Which brings me to the point: instead of pouring billions into the banking system (which is about as useful as hunting deer with the good old 88mm flak gun), the billions should be invested to keep people employed. As every businessman knows all too well, the line between success and failure is often very thin, and the capital necessary to make the difference may be relatively small.
In other words, it is necessary to invest possibly limited, but well targeted amounts of money to keep businesses afloat and the would-be jobless employed.
I am fairly convinced that if the unemployment rate keeps on rising at the current rate, there is no way most of the banks can be saved, and that, at the end of the day, they may even require more EU billions than the EU will be ready to spend.
Hynek: the root of the problems for the bankig system are not the unemployed (yet) but land developers and r.e. firms.
Bancos and Cajas are trying to "kick the can along the road" by refinancing the onerous debts of this guys...in the vain hope that re. prices will recover back again in 2010/11.
The problem is that the value of the collateral of the tottering r.e. firms is sinking VERY fast (especially land in development)
Point noted. I did not mean that the unemployed are the key issue of today, they will not bring the banks down now, but may well do so in the very short term.
Actually, the situation in Spain is very, very similar to our own. We are beginning to see major developers fail (ORCO being the most recent example), but the local banks can cope with that.
However, unemployment is on the rise and the retail loan defaults dutifully follow. The impact of retail loan defaults caused by rising unemployment will be very significant especially in 2010/2011.
Mind you, we are talking of expected unemployment rates of maybe 12-14%, not the Spanish 25% (or whatever we will finally get).
By the way, the developers will not be helped by rising unemployment either. The unemployed do not get mortgages very often, and if there are no mortgages, there will be few houses sold and few developers left standing...
Hynek,
I think Eddy's point is valid.
"The unemployed do not get mortgages very often, and if there are no mortgages, there will be few houses sold and few developers left standing..."
Quite, and that is the situation we have now. That is why the developers are trying to kick the can along the road, and when they finally give in, not only will there be few developers left, there will be few banks left standing.
There is no recovery in 2011. As I keep saying, Japan land prices are now at 1984 levels, which mean in Spain 2025 land prices can be around 1998 levels. I really don't see why people imagine Spain will be better than Japan. Japan at least had its own savings, and could export.
Of course unemployment will be a key issue, and it doesn't matter whether we hit 20% in October (quite possible), December, or next March, it is going up fast, and it won't stop (for some magic reason) at 20%, it will keep going up and up till Spain recovers export competitiveness and until all that debt is restructured.

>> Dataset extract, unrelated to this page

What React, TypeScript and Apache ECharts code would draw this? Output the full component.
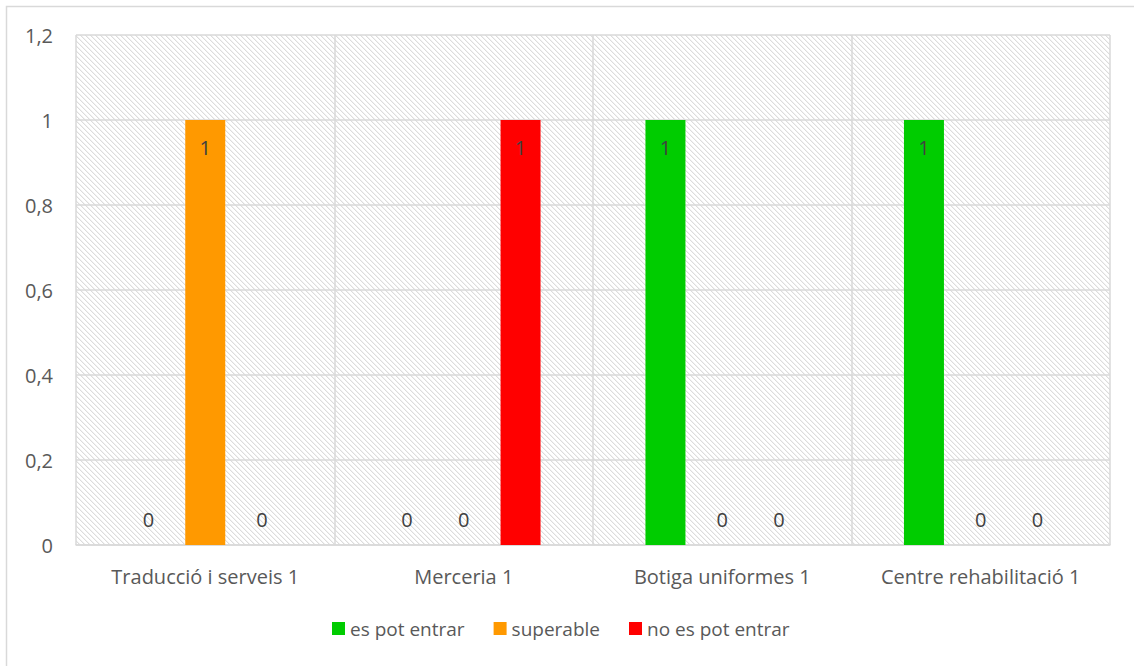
import React, { useEffect, useRef } from "react";
import * as echarts from "echarts";

const categories = [
  "Traducció i serveis 1",
  "Merceria 1",
  "Botiga uniformes 1",
  "Centre rehabilitació 1",
];
const seriesNames = ["es pot entrar", "superable", "no es pot entrar"];
const esPotEntrar = [0, 0, 1, 1];
const superable = [1, 0, 0, 0];
const noEsPotEntrar = [0, 1, 0, 0];
const seriesColors = ["#00CC00", "#FF9900", "#FF0000"];
const yTicks = [0, 0.2, 0.4, 0.6, 0.8, 1, 1.2];

const FONT = "'Open Sans', 'Liberation Sans', sans-serif";

function makePattern(): HTMLCanvasElement {
  const c = document.createElement("canvas");
  const n = 5;
  c.width = n;
  c.height = n;
  const ctx = c.getContext("2d")!;
  ctx.fillStyle = "#ffffff";
  ctx.fillRect(0, 0, n, n);
  for (let y = 0; y < n; y++) {
    for (let x = 0; x < n; x++) {
      const d = (((x - y) % n) + n) % n;
      if (d === 0) {
        ctx.fillStyle = "#dcdcdc";
        ctx.fillRect(x, y, 1, 1);
      } else if (d === 1) {
        ctx.fillStyle = "#f2f2f2";
        ctx.fillRect(x, y, 1, 1);
      }
    }
  }
  return c;
}

function labelFor(v: number) {
  if (v === 0) {
    return {
      show: true,
      position: "insideBottom",
      distance: 16,
      color: "#404040",
      fontSize: 20,
      fontFamily: FONT,
    };
  }
  return {
    show: true,
    position: "insideTop",
    distance: 17,
    color: "#404040",
    fontSize: 20,
    fontFamily: FONT,
  };
}

export default function App() {
  const ref = useRef<HTMLDivElement>(null);
  useEffect(() => {
    document.body.style.margin = "0";
    const chart = echarts.init(ref.current!, null, { renderer: "svg" });
    const pattern = makePattern();
    const dataSets = [esPotEntrar, superable, noEsPotEntrar];
    chart.setOption({
      animation: false,
      backgroundColor: "#ffffff",
      textStyle: { fontFamily: FONT },
      graphic: [
        {
          type: "rect",
          shape: { x: 6.5, y: 6.5, width: 1140, height: 680 },
          style: { fill: "none", stroke: "#d9d9d9", lineWidth: 1.5 },
          silent: true,
          z: -10,
        },
      ],
      grid: {
        left: 76,
        right: 24,
        top: 35,
        bottom: 121,
        show: true,
        backgroundColor: { image: pattern, repeat: "repeat" },
        borderWidth: 0,
      },
      legend: {
        top: 614,
        left: 327,
        itemWidth: 13,
        itemHeight: 13,
        itemGap: 29,
        icon: "rect",
        textStyle: { color: "#595959", fontSize: 19, fontFamily: FONT },
        data: seriesNames,
      },
      xAxis: {
        type: "category",
        data: categories,
        axisLine: { show: true, lineStyle: { color: "#d9d9d9", width: 1.5 } },
        axisTick: { show: false },
        splitLine: {
          show: true,
          interval: 0,
          lineStyle: { color: "#d9d9d9", width: 1.5 },
        },
        axisLabel: {
          interval: 0,
          color: "#595959",
          fontSize: 20,
          fontFamily: FONT,
          margin: 21,
        },
      },
      yAxis: {
        type: "value",
        min: 0,
        max: 1.2,
        interval: 0.2,
        axisLine: { show: false },
        axisTick: { show: false },
        splitLine: { show: true, lineStyle: { color: "#d9d9d9", width: 1.5 } },
        axisLabel: {
          color: "#595959",
          fontSize: 20,
          fontFamily: FONT,
          margin: 23,
          formatter: (v: number) => {
            const t = yTicks.find((x) => Math.abs(x - v) < 1e-9);
            return String(t !== undefined ? t : v).replace(".", ",");
          },
        },
      },
      series: seriesNames.map((name, i) => ({
        name,
        type: "bar",
        barWidth: 40,
        barGap: "42%",
        barCategoryGap: "40%",
        itemStyle: { color: seriesColors[i] },
        data: dataSets[i].map((v) => ({ value: v, label: labelFor(v) })),
      })),
    });
    return () => chart.dispose();
  }, []);
  return <div ref={ref} style={{ width: 1134, height: 666 }} />;
}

So at the end of the day, you are right, it is the unemployment which will matter, and the banks are simply "dead men walking".
Returning to the title of the original post ("And so it begins ..."), the governor of the Bank of Spain intervened tuesday in the economic debate with new proposals far far away from Zapatero´s ones:
- descentralized salaries barganing.
- new crisis contracts for workers.
- improving housing rental.
- freeing energy and transport sectors.
- etc.
Implicitly Miguen A. Fernández Ordóñez is saying Zapatero isn´t doing anything for reestructuring spanish economy. He added that spanish rates of debt are just reaching its limits now.
Meanwhile Zapatero is only waiting for San Obama and his miracles.